> INPUT MATERIAL:

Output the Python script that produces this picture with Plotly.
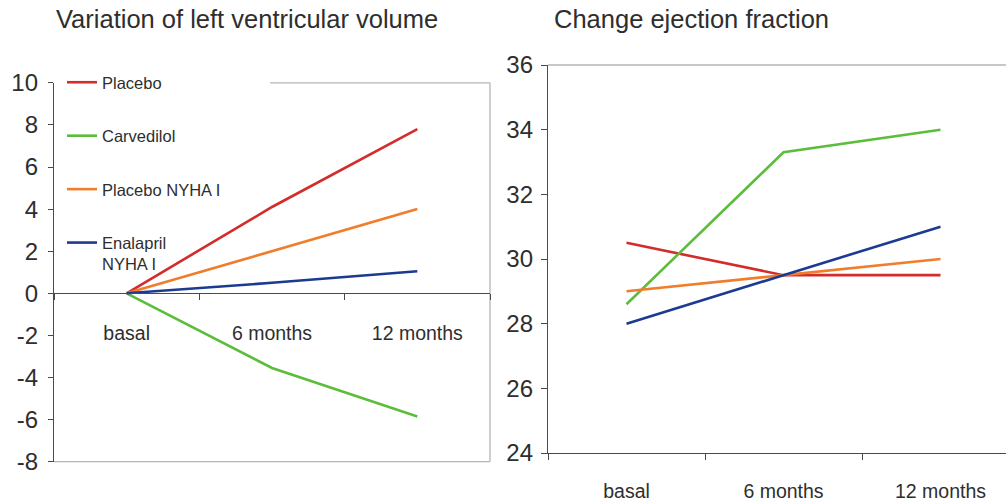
import plotly.graph_objects as go

# ---- data ----
categories = ["basal", "6 months", "12 months"]
series_names = ["Placebo", "Carvedilol", "Placebo NYHA I", "Enalapril<br>NYHA I"]
series_colors = ["#d42b2b", "#5cbd3c", "#f07d2c", "#1c3a90"]

lv_volume = {
    "Placebo": [0, 4.1, 7.8],
    "Carvedilol": [0, -3.55, -5.85],
    "Placebo NYHA I": [0, 2.0, 4.0],
    "Enalapril<br>NYHA I": [0, 0.5, 1.05],
}
ejection_fraction = {
    "Placebo": [30.5, 29.5, 29.5],
    "Carvedilol": [28.6, 33.3, 34.0],
    "Placebo NYHA I": [29.0, 29.5, 30.0],
    "Enalapril<br>NYHA I": [28.0, 29.5, 31.0],
}

left_ticks = [-8, -6, -4, -2, 0, 2, 4, 6, 8, 10]
left_ticktext = ["-8", "-6", "-4", "-2", "0", "2", "4", "6", "8", "10"]
right_ticks = [24, 26, 28, 30, 32, 34, 36]

left_title = "Variation of left ventricular volume"
right_title = "Change ejection fraction"

# ---- layout geometry (body margin removed by post_script) ----
W, H = 1006, 501
FONT = "Liberation Sans, Arial, sans-serif"
TXT = "#2e2e2e"
AX = "#4a4a4a"
BORDER = "#b5b5b5"


def px(x):
    return x / W


def py(y):
    return 1 - y / H


lx0, lx1 = px(54), px(490)
ly0, ly1 = py(461.7), py(82.8)
rx0, rx1 = px(548), 1.0
ry0, ry1 = py(453), py(65)
zero_pos = ly0 + (0 - left_ticks[0]) / (left_ticks[-1] - left_ticks[0]) * (ly1 - ly0)

fig = go.Figure()
for name, color in zip(series_names, series_colors):
    fig.add_trace(go.Scatter(
        x=categories, y=lv_volume[name], name=name, mode="lines",
        line=dict(color=color, width=2.6), xaxis="x", yaxis="y",
        legendgroup=name, showlegend=True,
    ))
for name, color in zip(series_names, series_colors):
    fig.add_trace(go.Scatter(
        x=categories, y=ejection_fraction[name], name=name, mode="lines",
        line=dict(color=color, width=2.6), xaxis="x2", yaxis="y2",
        legendgroup=name, showlegend=False,
    ))

axis_common = dict(showgrid=False, zeroline=False, showline=True,
                   linecolor=AX, linewidth=1.3, ticks="outside",
                   tickcolor=AX, tickwidth=1.3, automargin=False)

# right panel: category width as in the reference (about 157 px)
r_span = (W - 548) / 157.0

fig.update_layout(
    width=W, height=H,
    margin=dict(l=0, r=0, t=0, b=0, pad=0, autoexpand=False),
    paper_bgcolor="white", plot_bgcolor="white",
    font=dict(family=FONT, color=TXT),
    showlegend=True,
    legend=dict(x=px(62), y=py(65), xanchor="left", yanchor="top",
                bgcolor="rgba(0,0,0,0)", font=dict(size=16.5, color=TXT),
                tracegroupgap=29, valign="top", itemwidth=30),
    xaxis=dict(**axis_common, type="category", categoryorder="array",
               categoryarray=categories, range=[-0.5, 2.5],
               domain=[lx0, lx1], anchor="free", position=zero_pos,
               tickson="boundaries", ticklen=6,
               tickfont=dict(size=19.5, color=TXT), ticklabelstandoff=22),
    yaxis=dict(**axis_common, range=[left_ticks[0], left_ticks[-1]],
               domain=[ly0, ly1], anchor="x", tickvals=left_ticks,
               ticktext=left_ticktext, ticklen=5,
               tickfont=dict(size=24, color=TXT), ticklabelstandoff=5),
    xaxis2=dict(**axis_common, type="category", categoryorder="array",
                categoryarray=categories, range=[-0.5, -0.5 + r_span],
                domain=[rx0, rx1], anchor="y2",
                tickson="boundaries", ticklen=6,
                tickfont=dict(size=19.5, color=TXT), ticklabelstandoff=20),
    yaxis2=dict(**axis_common, range=[right_ticks[0], right_ticks[-1]],
                domain=[ry0, ry1], anchor="x2", tickvals=right_ticks,
                ticklen=6, tickfont=dict(size=24, color=TXT),
                ticklabelstandoff=3),
)

# panel frames (light grey borders)
border = dict(color=BORDER, width=1.3)
fig.add_shape(type="line", xref="x domain", yref="y domain",
              x0=1, x1=1, y0=0, y1=1, line=border, layer="below")
fig.add_shape(type="line", xref="x domain", yref="y domain",
              x0=0, x1=1, y0=0, y1=0, line=border, layer="below")
fig.add_shape(type="line", xref="x domain", yref="y domain",
              x0=(270 - 54) / 436, x1=1, y0=1, y1=1, line=border, layer="below")
fig.add_shape(type="line", xref="x2 domain", yref="y2 domain",
              x0=0, x1=1, y0=1, y1=1, line=border, layer="below")

# panel titles
fig.add_annotation(text=left_title, xref="paper", yref="paper",
                   x=px(54), y=py(19), xanchor="left", yanchor="middle",
                   showarrow=False, font=dict(size=25.5, color=TXT))
fig.add_annotation(text=right_title, xref="paper", yref="paper",
                   x=px(552), y=py(19), xanchor="left", yanchor="middle",
                   showarrow=False, font=dict(size=25.5, color=TXT))

fig.write_html(
    "out.html",
    config={"displayModeBar": False},
    post_script="document.body.style.margin='0';document.body.style.overflow='hidden';",
)
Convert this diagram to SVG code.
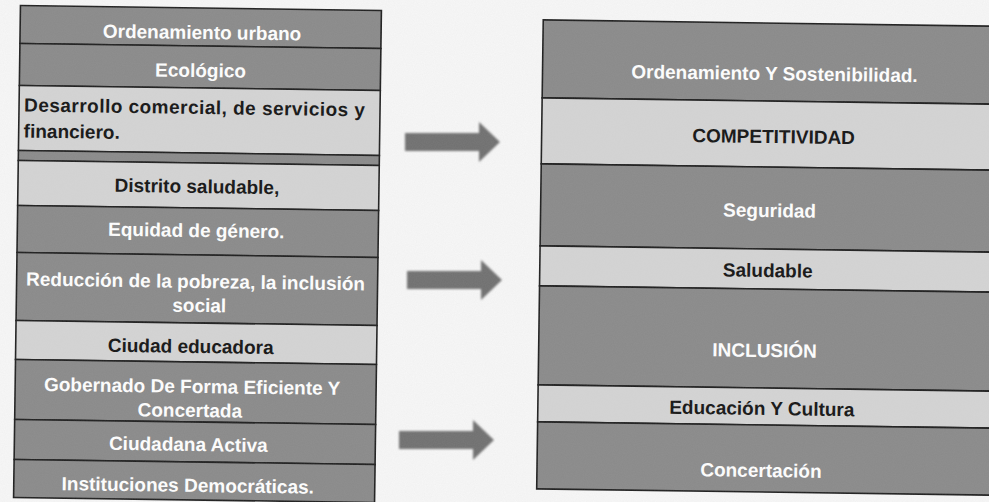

> TASK OBJECTIVE: Write out the data precisely as given, excluding the pictures.

> COMPLETED TASK:
Output the Python script that produces this picture with Plotly.
import plotly.graph_objects as go

# ---- data ----
categories = ["basal", "6 months", "12 months"]
series_names = ["Placebo", "Carvedilol", "Placebo NYHA I", "Enalapril<br>NYHA I"]
series_colors = ["#d42b2b", "#5cbd3c", "#f07d2c", "#1c3a90"]

lv_volume = {
    "Placebo": [0, 4.1, 7.8],
    "Carvedilol": [0, -3.55, -5.85],
    "Placebo NYHA I": [0, 2.0, 4.0],
    "Enalapril<br>NYHA I": [0, 0.5, 1.05],
}
ejection_fraction = {
    "Placebo": [30.5, 29.5, 29.5],
    "Carvedilol": [28.6, 33.3, 34.0],
    "Placebo NYHA I": [29.0, 29.5, 30.0],
    "Enalapril<br>NYHA I": [28.0, 29.5, 31.0],
}

left_ticks = [-8, -6, -4, -2, 0, 2, 4, 6, 8, 10]
left_ticktext = ["-8", "-6", "-4", "-2", "0", "2", "4", "6", "8", "10"]
right_ticks = [24, 26, 28, 30, 32, 34, 36]

left_title = "Variation of left ventricular volume"
right_title = "Change ejection fraction"

# ---- layout geometry (body margin removed by post_script) ----
W, H = 1006, 501
FONT = "Liberation Sans, Arial, sans-serif"
TXT = "#2e2e2e"
AX = "#4a4a4a"
BORDER = "#b5b5b5"


def px(x):
    return x / W


def py(y):
    return 1 - y / H


lx0, lx1 = px(54), px(490)
ly0, ly1 = py(461.7), py(82.8)
rx0, rx1 = px(548), 1.0
ry0, ry1 = py(453), py(65)
zero_pos = ly0 + (0 - left_ticks[0]) / (left_ticks[-1] - left_ticks[0]) * (ly1 - ly0)

fig = go.Figure()
for name, color in zip(series_names, series_colors):
    fig.add_trace(go.Scatter(
        x=categories, y=lv_volume[name], name=name, mode="lines",
        line=dict(color=color, width=2.6), xaxis="x", yaxis="y",
        legendgroup=name, showlegend=True,
    ))
for name, color in zip(series_names, series_colors):
    fig.add_trace(go.Scatter(
        x=categories, y=ejection_fraction[name], name=name, mode="lines",
        line=dict(color=color, width=2.6), xaxis="x2", yaxis="y2",
        legendgroup=name, showlegend=False,
    ))

axis_common = dict(showgrid=False, zeroline=False, showline=True,
                   linecolor=AX, linewidth=1.3, ticks="outside",
                   tickcolor=AX, tickwidth=1.3, automargin=False)

# right panel: category width as in the reference (about 157 px)
r_span = (W - 548) / 157.0

fig.update_layout(
    width=W, height=H,
    margin=dict(l=0, r=0, t=0, b=0, pad=0, autoexpand=False),
    paper_bgcolor="white", plot_bgcolor="white",
    font=dict(family=FONT, color=TXT),
    showlegend=True,
    legend=dict(x=px(62), y=py(65), xanchor="left", yanchor="top",
                bgcolor="rgba(0,0,0,0)", font=dict(size=16.5, color=TXT),
                tracegroupgap=29, valign="top", itemwidth=30),
    xaxis=dict(**axis_common, type="category", categoryorder="array",
               categoryarray=categories, range=[-0.5, 2.5],
               domain=[lx0, lx1], anchor="free", position=zero_pos,
               tickson="boundaries", ticklen=6,
               tickfont=dict(size=19.5, color=TXT), ticklabelstandoff=22),
    yaxis=dict(**axis_common, range=[left_ticks[0], left_ticks[-1]],
               domain=[ly0, ly1], anchor="x", tickvals=left_ticks,
               ticktext=left_ticktext, ticklen=5,
               tickfont=dict(size=24, color=TXT), ticklabelstandoff=5),
    xaxis2=dict(**axis_common, type="category", categoryorder="array",
                categoryarray=categories, range=[-0.5, -0.5 + r_span],
                domain=[rx0, rx1], anchor="y2",
                tickson="boundaries", ticklen=6,
                tickfont=dict(size=19.5, color=TXT), ticklabelstandoff=20),
    yaxis2=dict(**axis_common, range=[right_ticks[0], right_ticks[-1]],
                domain=[ry0, ry1], anchor="x2", tickvals=right_ticks,
                ticklen=6, tickfont=dict(size=24, color=TXT),
                ticklabelstandoff=3),
)

# panel frames (light grey borders)
border = dict(color=BORDER, width=1.3)
fig.add_shape(type="line", xref="x domain", yref="y domain",
              x0=1, x1=1, y0=0, y1=1, line=border, layer="below")
fig.add_shape(type="line", xref="x domain", yref="y domain",
              x0=0, x1=1, y0=0, y1=0, line=border, layer="below")
fig.add_shape(type="line", xref="x domain", yref="y domain",
              x0=(270 - 54) / 436, x1=1, y0=1, y1=1, line=border, layer="below")
fig.add_shape(type="line", xref="x2 domain", yref="y2 domain",
              x0=0, x1=1, y0=1, y1=1, line=border, layer="below")

# panel titles
fig.add_annotation(text=left_title, xref="paper", yref="paper",
                   x=px(54), y=py(19), xanchor="left", yanchor="middle",
                   showarrow=False, font=dict(size=25.5, color=TXT))
fig.add_annotation(text=right_title, xref="paper", yref="paper",
                   x=px(552), y=py(19), xanchor="left", yanchor="middle",
                   showarrow=False, font=dict(size=25.5, color=TXT))

fig.write_html(
    "out.html",
    config={"displayModeBar": False},
    post_script="document.body.style.margin='0';document.body.style.overflow='hidden';",
)
Convert this diagram to SVG code.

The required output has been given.